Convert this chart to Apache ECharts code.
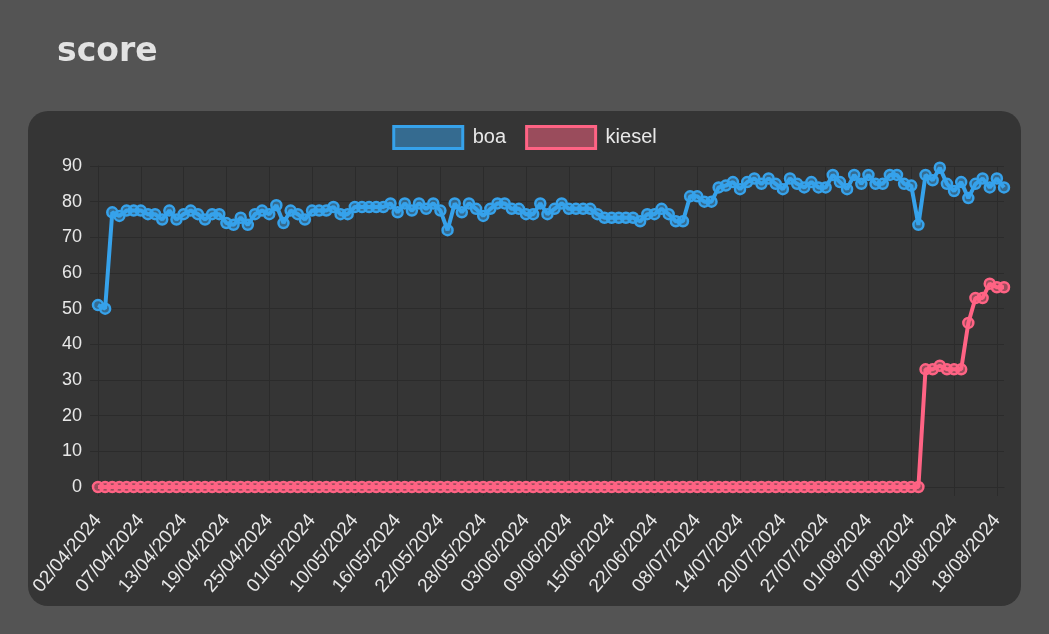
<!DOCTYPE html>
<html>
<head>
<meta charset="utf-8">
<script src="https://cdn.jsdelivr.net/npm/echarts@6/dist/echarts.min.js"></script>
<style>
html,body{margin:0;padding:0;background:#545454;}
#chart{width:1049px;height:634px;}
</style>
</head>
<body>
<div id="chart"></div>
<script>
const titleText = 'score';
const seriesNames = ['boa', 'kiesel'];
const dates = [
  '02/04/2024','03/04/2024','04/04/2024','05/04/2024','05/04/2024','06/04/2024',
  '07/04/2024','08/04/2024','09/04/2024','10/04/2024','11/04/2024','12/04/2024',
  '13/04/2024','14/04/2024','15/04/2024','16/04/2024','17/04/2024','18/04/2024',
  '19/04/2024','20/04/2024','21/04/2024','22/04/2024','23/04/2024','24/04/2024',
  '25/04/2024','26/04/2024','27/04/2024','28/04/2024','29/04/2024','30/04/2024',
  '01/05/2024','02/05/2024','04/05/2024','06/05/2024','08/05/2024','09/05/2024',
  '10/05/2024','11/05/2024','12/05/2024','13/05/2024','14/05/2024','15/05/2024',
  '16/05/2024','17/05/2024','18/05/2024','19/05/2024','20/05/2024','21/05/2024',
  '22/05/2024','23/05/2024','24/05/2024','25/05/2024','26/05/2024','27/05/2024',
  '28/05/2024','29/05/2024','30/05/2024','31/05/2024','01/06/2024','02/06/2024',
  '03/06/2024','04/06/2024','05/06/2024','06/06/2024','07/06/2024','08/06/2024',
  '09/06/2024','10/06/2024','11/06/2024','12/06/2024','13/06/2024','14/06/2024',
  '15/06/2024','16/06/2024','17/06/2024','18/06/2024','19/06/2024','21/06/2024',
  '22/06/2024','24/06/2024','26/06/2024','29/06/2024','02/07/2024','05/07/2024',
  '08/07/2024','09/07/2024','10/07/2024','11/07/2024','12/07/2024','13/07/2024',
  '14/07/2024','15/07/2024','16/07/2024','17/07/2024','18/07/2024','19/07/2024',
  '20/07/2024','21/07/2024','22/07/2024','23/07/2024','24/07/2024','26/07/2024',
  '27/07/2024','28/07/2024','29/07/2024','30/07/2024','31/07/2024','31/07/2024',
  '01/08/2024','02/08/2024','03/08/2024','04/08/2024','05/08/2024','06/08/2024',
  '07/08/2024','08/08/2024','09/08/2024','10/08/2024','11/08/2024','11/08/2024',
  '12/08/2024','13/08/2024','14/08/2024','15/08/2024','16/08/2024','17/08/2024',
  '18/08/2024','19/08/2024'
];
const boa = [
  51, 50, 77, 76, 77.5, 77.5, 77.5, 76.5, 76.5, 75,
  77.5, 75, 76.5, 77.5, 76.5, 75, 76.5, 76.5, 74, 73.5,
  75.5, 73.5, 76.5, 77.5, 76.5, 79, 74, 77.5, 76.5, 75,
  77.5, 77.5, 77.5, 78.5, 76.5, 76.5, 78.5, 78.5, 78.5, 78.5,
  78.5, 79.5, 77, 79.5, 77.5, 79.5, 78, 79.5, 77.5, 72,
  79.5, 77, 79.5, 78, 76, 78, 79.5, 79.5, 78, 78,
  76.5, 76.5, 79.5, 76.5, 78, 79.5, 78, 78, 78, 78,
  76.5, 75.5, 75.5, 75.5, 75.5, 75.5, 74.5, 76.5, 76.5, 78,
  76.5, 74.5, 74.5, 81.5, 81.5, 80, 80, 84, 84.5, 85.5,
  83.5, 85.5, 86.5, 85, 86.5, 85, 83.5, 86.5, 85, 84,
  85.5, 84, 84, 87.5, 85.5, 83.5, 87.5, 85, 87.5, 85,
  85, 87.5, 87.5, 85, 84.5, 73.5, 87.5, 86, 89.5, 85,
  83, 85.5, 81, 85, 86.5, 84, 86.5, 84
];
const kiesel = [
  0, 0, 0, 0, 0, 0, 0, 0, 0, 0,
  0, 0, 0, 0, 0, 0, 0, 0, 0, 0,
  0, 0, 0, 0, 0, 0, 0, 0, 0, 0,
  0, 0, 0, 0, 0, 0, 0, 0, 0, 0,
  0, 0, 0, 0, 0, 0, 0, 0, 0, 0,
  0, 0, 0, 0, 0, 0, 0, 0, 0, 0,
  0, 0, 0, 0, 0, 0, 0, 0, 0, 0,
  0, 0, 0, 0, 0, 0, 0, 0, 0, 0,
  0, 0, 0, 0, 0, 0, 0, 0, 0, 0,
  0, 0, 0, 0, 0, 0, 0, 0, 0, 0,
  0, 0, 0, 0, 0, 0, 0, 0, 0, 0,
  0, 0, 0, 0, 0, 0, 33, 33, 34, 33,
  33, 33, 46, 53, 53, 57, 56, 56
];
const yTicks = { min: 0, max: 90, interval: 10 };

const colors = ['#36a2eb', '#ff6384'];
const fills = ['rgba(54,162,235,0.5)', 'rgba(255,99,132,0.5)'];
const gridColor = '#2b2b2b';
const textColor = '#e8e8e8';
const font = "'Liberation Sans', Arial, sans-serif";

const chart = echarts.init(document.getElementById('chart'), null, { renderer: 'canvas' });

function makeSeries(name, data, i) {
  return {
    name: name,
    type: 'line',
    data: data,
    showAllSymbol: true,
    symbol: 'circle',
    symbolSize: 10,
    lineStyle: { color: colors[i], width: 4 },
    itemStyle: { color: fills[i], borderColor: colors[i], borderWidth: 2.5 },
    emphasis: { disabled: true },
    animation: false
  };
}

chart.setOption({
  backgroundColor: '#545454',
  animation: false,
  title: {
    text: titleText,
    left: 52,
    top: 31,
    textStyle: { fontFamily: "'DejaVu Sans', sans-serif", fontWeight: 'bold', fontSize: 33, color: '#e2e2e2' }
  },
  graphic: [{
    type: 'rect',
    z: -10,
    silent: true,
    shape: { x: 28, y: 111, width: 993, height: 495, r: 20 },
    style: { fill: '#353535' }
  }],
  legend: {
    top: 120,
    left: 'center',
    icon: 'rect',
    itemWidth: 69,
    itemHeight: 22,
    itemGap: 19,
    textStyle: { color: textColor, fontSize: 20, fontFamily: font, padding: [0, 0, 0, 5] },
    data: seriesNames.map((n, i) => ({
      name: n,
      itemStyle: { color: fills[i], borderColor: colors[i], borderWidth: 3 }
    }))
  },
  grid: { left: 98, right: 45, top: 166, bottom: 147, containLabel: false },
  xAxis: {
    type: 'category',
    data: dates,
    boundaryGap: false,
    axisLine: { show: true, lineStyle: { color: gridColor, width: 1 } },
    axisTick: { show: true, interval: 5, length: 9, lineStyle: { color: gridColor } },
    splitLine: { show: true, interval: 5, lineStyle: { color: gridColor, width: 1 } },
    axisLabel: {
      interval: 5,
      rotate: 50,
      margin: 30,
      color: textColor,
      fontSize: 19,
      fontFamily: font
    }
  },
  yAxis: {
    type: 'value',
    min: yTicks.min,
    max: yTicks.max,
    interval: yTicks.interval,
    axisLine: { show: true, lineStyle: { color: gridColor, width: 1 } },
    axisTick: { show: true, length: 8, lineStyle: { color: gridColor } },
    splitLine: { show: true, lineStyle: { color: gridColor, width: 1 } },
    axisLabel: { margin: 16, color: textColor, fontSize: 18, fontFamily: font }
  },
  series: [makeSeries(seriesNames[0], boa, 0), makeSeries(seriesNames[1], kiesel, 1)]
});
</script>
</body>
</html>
--------------------------------
Write out the listing above exactly as it stands, pictures excluded.

Worked solution:
Convert this chart to Apache ECharts code.
<!DOCTYPE html>
<html>
<head>
<meta charset="utf-8">
<script src="https://cdn.jsdelivr.net/npm/echarts@6/dist/echarts.min.js"></script>
<style>
html,body{margin:0;padding:0;background:#545454;}
#chart{width:1049px;height:634px;}
</style>
</head>
<body>
<div id="chart"></div>
<script>
const titleText = 'score';
const seriesNames = ['boa', 'kiesel'];
const dates = [
  '02/04/2024','03/04/2024','04/04/2024','05/04/2024','05/04/2024','06/04/2024',
  '07/04/2024','08/04/2024','09/04/2024','10/04/2024','11/04/2024','12/04/2024',
  '13/04/2024','14/04/2024','15/04/2024','16/04/2024','17/04/2024','18/04/2024',
  '19/04/2024','20/04/2024','21/04/2024','22/04/2024','23/04/2024','24/04/2024',
  '25/04/2024','26/04/2024','27/04/2024','28/04/2024','29/04/2024','30/04/2024',
  '01/05/2024','02/05/2024','04/05/2024','06/05/2024','08/05/2024','09/05/2024',
  '10/05/2024','11/05/2024','12/05/2024','13/05/2024','14/05/2024','15/05/2024',
  '16/05/2024','17/05/2024','18/05/2024','19/05/2024','20/05/2024','21/05/2024',
  '22/05/2024','23/05/2024','24/05/2024','25/05/2024','26/05/2024','27/05/2024',
  '28/05/2024','29/05/2024','30/05/2024','31/05/2024','01/06/2024','02/06/2024',
  '03/06/2024','04/06/2024','05/06/2024','06/06/2024','07/06/2024','08/06/2024',
  '09/06/2024','10/06/2024','11/06/2024','12/06/2024','13/06/2024','14/06/2024',
  '15/06/2024','16/06/2024','17/06/2024','18/06/2024','19/06/2024','21/06/2024',
  '22/06/2024','24/06/2024','26/06/2024','29/06/2024','02/07/2024','05/07/2024',
  '08/07/2024','09/07/2024','10/07/2024','11/07/2024','12/07/2024','13/07/2024',
  '14/07/2024','15/07/2024','16/07/2024','17/07/2024','18/07/2024','19/07/2024',
  '20/07/2024','21/07/2024','22/07/2024','23/07/2024','24/07/2024','26/07/2024',
  '27/07/2024','28/07/2024','29/07/2024','30/07/2024','31/07/2024','31/07/2024',
  '01/08/2024','02/08/2024','03/08/2024','04/08/2024','05/08/2024','06/08/2024',
  '07/08/2024','08/08/2024','09/08/2024','10/08/2024','11/08/2024','11/08/2024',
  '12/08/2024','13/08/2024','14/08/2024','15/08/2024','16/08/2024','17/08/2024',
  '18/08/2024','19/08/2024'
];
const boa = [
  51, 50, 77, 76, 77.5, 77.5, 77.5, 76.5, 76.5, 75,
  77.5, 75, 76.5, 77.5, 76.5, 75, 76.5, 76.5, 74, 73.5,
  75.5, 73.5, 76.5, 77.5, 76.5, 79, 74, 77.5, 76.5, 75,
  77.5, 77.5, 77.5, 78.5, 76.5, 76.5, 78.5, 78.5, 78.5, 78.5,
  78.5, 79.5, 77, 79.5, 77.5, 79.5, 78, 79.5, 77.5, 72,
  79.5, 77, 79.5, 78, 76, 78, 79.5, 79.5, 78, 78,
  76.5, 76.5, 79.5, 76.5, 78, 79.5, 78, 78, 78, 78,
  76.5, 75.5, 75.5, 75.5, 75.5, 75.5, 74.5, 76.5, 76.5, 78,
  76.5, 74.5, 74.5, 81.5, 81.5, 80, 80, 84, 84.5, 85.5,
  83.5, 85.5, 86.5, 85, 86.5, 85, 83.5, 86.5, 85, 84,
  85.5, 84, 84, 87.5, 85.5, 83.5, 87.5, 85, 87.5, 85,
  85, 87.5, 87.5, 85, 84.5, 73.5, 87.5, 86, 89.5, 85,
  83, 85.5, 81, 85, 86.5, 84, 86.5, 84
];
const kiesel = [
  0, 0, 0, 0, 0, 0, 0, 0, 0, 0,
  0, 0, 0, 0, 0, 0, 0, 0, 0, 0,
  0, 0, 0, 0, 0, 0, 0, 0, 0, 0,
  0, 0, 0, 0, 0, 0, 0, 0, 0, 0,
  0, 0, 0, 0, 0, 0, 0, 0, 0, 0,
  0, 0, 0, 0, 0, 0, 0, 0, 0, 0,
  0, 0, 0, 0, 0, 0, 0, 0, 0, 0,
  0, 0, 0, 0, 0, 0, 0, 0, 0, 0,
  0, 0, 0, 0, 0, 0, 0, 0, 0, 0,
  0, 0, 0, 0, 0, 0, 0, 0, 0, 0,
  0, 0, 0, 0, 0, 0, 0, 0, 0, 0,
  0, 0, 0, 0, 0, 0, 33, 33, 34, 33,
  33, 33, 46, 53, 53, 57, 56, 56
];
const yTicks = { min: 0, max: 90, interval: 10 };

const colors = ['#36a2eb', '#ff6384'];
const fills = ['rgba(54,162,235,0.5)', 'rgba(255,99,132,0.5)'];
const gridColor = '#2b2b2b';
const textColor = '#e8e8e8';
const font = "'Liberation Sans', Arial, sans-serif";

const chart = echarts.init(document.getElementById('chart'), null, { renderer: 'canvas' });

function makeSeries(name, data, i) {
  return {
    name: name,
    type: 'line',
    data: data,
    showAllSymbol: true,
    symbol: 'circle',
    symbolSize: 10,
    lineStyle: { color: colors[i], width: 4 },
    itemStyle: { color: fills[i], borderColor: colors[i], borderWidth: 2.5 },
    emphasis: { disabled: true },
    animation: false
  };
}

chart.setOption({
  backgroundColor: '#545454',
  animation: false,
  title: {
    text: titleText,
    left: 52,
    top: 31,
    textStyle: { fontFamily: "'DejaVu Sans', sans-serif", fontWeight: 'bold', fontSize: 33, color: '#e2e2e2' }
  },
  graphic: [{
    type: 'rect',
    z: -10,
    silent: true,
    shape: { x: 28, y: 111, width: 993, height: 495, r: 20 },
    style: { fill: '#353535' }
  }],
  legend: {
    top: 120,
    left: 'center',
    icon: 'rect',
    itemWidth: 69,
    itemHeight: 22,
    itemGap: 19,
    textStyle: { color: textColor, fontSize: 20, fontFamily: font, padding: [0, 0, 0, 5] },
    data: seriesNames.map((n, i) => ({
      name: n,
      itemStyle: { color: fills[i], borderColor: colors[i], borderWidth: 3 }
    }))
  },
  grid: { left: 98, right: 45, top: 166, bottom: 147, containLabel: false },
  xAxis: {
    type: 'category',
    data: dates,
    boundaryGap: false,
    axisLine: { show: true, lineStyle: { color: gridColor, width: 1 } },
    axisTick: { show: true, interval: 5, length: 9, lineStyle: { color: gridColor } },
    splitLine: { show: true, interval: 5, lineStyle: { color: gridColor, width: 1 } },
    axisLabel: {
      interval: 5,
      rotate: 50,
      margin: 30,
      color: textColor,
      fontSize: 19,
      fontFamily: font
    }
  },
  yAxis: {
    type: 'value',
    min: yTicks.min,
    max: yTicks.max,
    interval: yTicks.interval,
    axisLine: { show: true, lineStyle: { color: gridColor, width: 1 } },
    axisTick: { show: true, length: 8, lineStyle: { color: gridColor } },
    splitLine: { show: true, lineStyle: { color: gridColor, width: 1 } },
    axisLabel: { margin: 16, color: textColor, fontSize: 18, fontFamily: font }
  },
  series: [makeSeries(seriesNames[0], boa, 0), makeSeries(seriesNames[1], kiesel, 1)]
});
</script>
</body>
</html>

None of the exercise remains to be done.